Quantization with torchao

Quantization is a technique to lower the memory footprint of your model, potentially at the cost of accuracy or model performance. We support quantizing your model using the torchao library. Quantization is supported for both post-training quantization (PTQ) and quantization-aware training (QAT).

Note

We do not currently support quantization techniques such as GGUF/GPTQ,EXL2 at the moment.

Configuring Quantization in Axolotl

Quantization is configured using the quantization key in your configuration file.

base_model: # The path to the model to quantize.
quantization:
  weight_dtype: # Optional[str] = "int8". Fake quantization layout to use for weight quantization. Valid options are uintX for X in [1, 2, 3, 4, 5, 6, 7], or int4, or int8
  activation_dtype: # Optional[str] = "int8". Fake quantization layout to use for activation quantization. Valid options are "int4" and "int8"
  group_size: # Optional[int] = 32. The number of elements in each group for per-group fake quantization
  quantize_embedding: # Optional[bool] = False. Whether to quantize the embedding layer.

output_dir:  # The path to the output directory.

Once quantization is complete, your quantized model will be saved in the {output_dir}/quantized directory.

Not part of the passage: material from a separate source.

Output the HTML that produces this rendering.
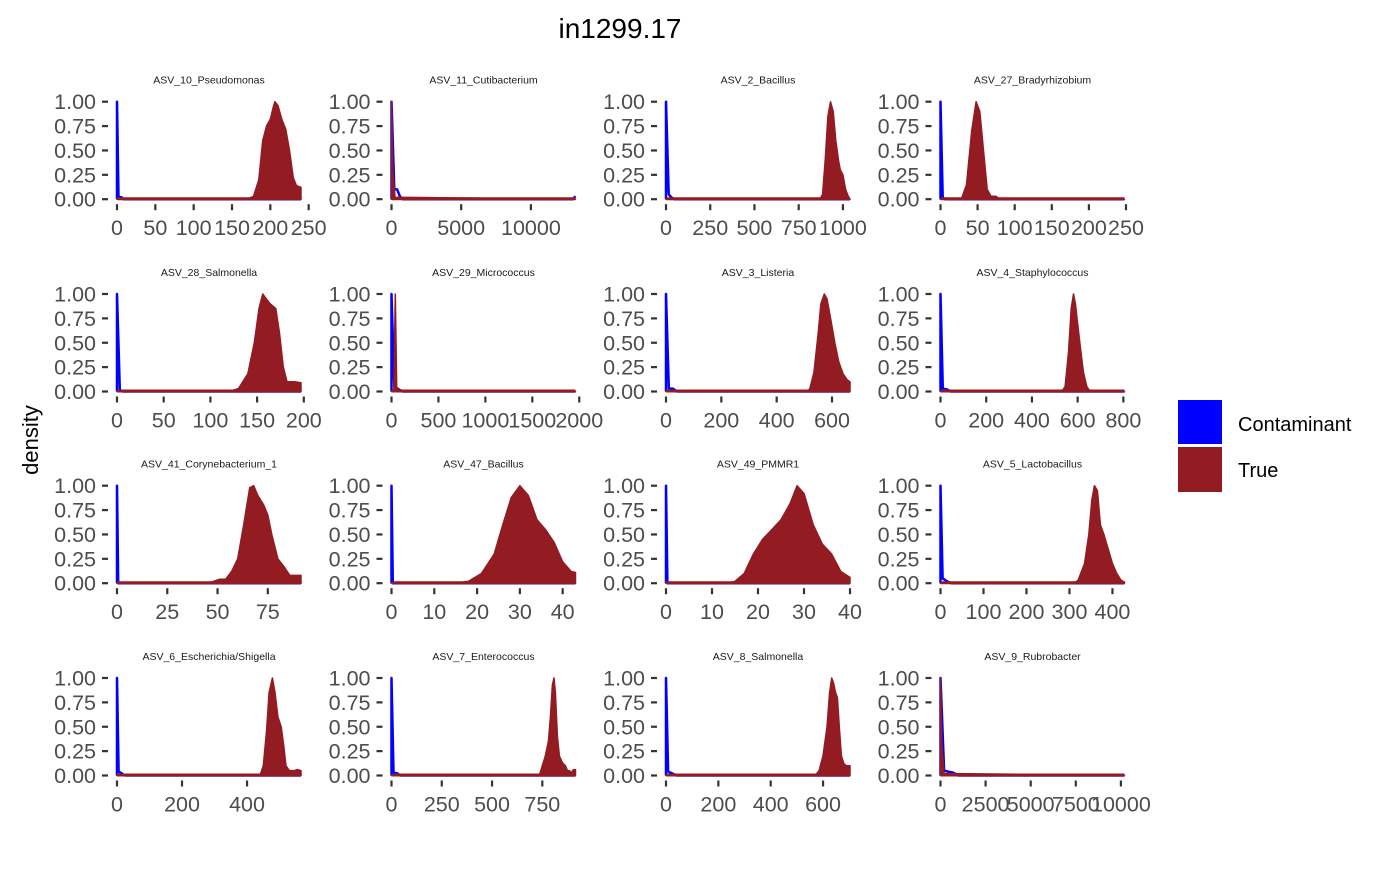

You may also use the quantize command to quantize a model which has been trained with QAT - you can do this by using the existing QAT configuration file which you used to train the model:

# qat.yml
qat:
  activation_dtype: int8
  weight_dtype: int8
  group_size: 256
  quantize_embedding: true

output_dir: # The path to the output directory used during training where the final checkpoint has been saved.
axolotl quantize qat.yml

This ensures that an identical quantization configuration is used to quantize the model as was used to train it.